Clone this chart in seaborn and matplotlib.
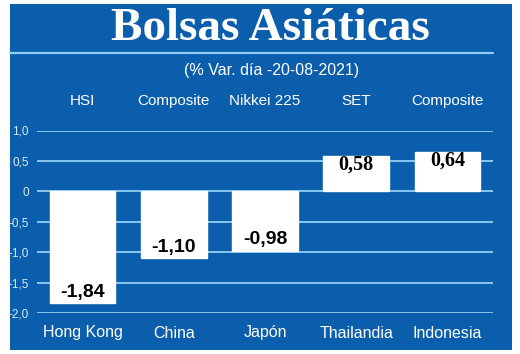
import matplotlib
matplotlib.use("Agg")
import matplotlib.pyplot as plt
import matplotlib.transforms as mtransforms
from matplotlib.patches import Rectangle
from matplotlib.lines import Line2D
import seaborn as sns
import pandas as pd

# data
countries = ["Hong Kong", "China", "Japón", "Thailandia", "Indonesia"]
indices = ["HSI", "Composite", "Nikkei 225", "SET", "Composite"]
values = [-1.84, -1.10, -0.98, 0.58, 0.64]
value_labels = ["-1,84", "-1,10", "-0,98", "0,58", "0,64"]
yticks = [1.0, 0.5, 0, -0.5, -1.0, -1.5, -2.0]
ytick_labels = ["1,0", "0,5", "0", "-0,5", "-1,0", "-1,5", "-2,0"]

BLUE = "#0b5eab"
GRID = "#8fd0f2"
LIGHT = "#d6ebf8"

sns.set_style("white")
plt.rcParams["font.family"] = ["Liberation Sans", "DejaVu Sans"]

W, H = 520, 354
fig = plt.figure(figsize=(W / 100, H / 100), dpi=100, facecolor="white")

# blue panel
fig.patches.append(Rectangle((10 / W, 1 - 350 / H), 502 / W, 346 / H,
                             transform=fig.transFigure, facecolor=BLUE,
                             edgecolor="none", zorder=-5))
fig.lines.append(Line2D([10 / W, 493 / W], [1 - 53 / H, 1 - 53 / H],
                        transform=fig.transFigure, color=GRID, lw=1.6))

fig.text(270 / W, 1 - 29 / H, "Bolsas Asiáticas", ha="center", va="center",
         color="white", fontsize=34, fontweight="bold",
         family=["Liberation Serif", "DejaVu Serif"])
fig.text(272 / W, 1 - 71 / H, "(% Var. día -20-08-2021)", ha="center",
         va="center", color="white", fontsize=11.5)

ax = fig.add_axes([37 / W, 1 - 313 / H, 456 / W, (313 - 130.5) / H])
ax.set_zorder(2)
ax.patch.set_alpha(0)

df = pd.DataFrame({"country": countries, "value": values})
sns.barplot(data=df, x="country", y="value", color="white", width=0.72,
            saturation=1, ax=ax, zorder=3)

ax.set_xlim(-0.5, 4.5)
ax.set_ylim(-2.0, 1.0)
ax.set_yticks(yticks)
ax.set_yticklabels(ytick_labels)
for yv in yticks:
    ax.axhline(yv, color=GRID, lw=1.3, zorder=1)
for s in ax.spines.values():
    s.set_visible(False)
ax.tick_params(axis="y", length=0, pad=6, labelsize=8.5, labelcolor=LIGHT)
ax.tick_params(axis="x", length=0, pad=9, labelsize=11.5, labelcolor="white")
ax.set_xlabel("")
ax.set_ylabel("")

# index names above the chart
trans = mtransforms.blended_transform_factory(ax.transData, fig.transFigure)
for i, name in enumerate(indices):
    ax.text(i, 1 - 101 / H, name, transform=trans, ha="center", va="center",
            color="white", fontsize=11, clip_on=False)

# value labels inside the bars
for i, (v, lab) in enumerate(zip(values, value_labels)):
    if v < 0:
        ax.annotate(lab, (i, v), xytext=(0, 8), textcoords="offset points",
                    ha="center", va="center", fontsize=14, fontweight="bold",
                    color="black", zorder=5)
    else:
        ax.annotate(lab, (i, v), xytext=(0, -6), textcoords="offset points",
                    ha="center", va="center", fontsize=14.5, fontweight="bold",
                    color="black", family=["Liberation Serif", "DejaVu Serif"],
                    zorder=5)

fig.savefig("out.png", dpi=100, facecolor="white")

○ ○ ○ ○ ○

_AIM OF THE TASK_.
Output exactly the span of lines from the top of the listing through the line holding "import pandas as pd", and leave every picture out.

_FINAL RESULT_.
Clone this chart in seaborn and matplotlib.
import matplotlib
matplotlib.use("Agg")
import matplotlib.pyplot as plt
import matplotlib.transforms as mtransforms
from matplotlib.patches import Rectangle
from matplotlib.lines import Line2D
import seaborn as sns
import pandas as pd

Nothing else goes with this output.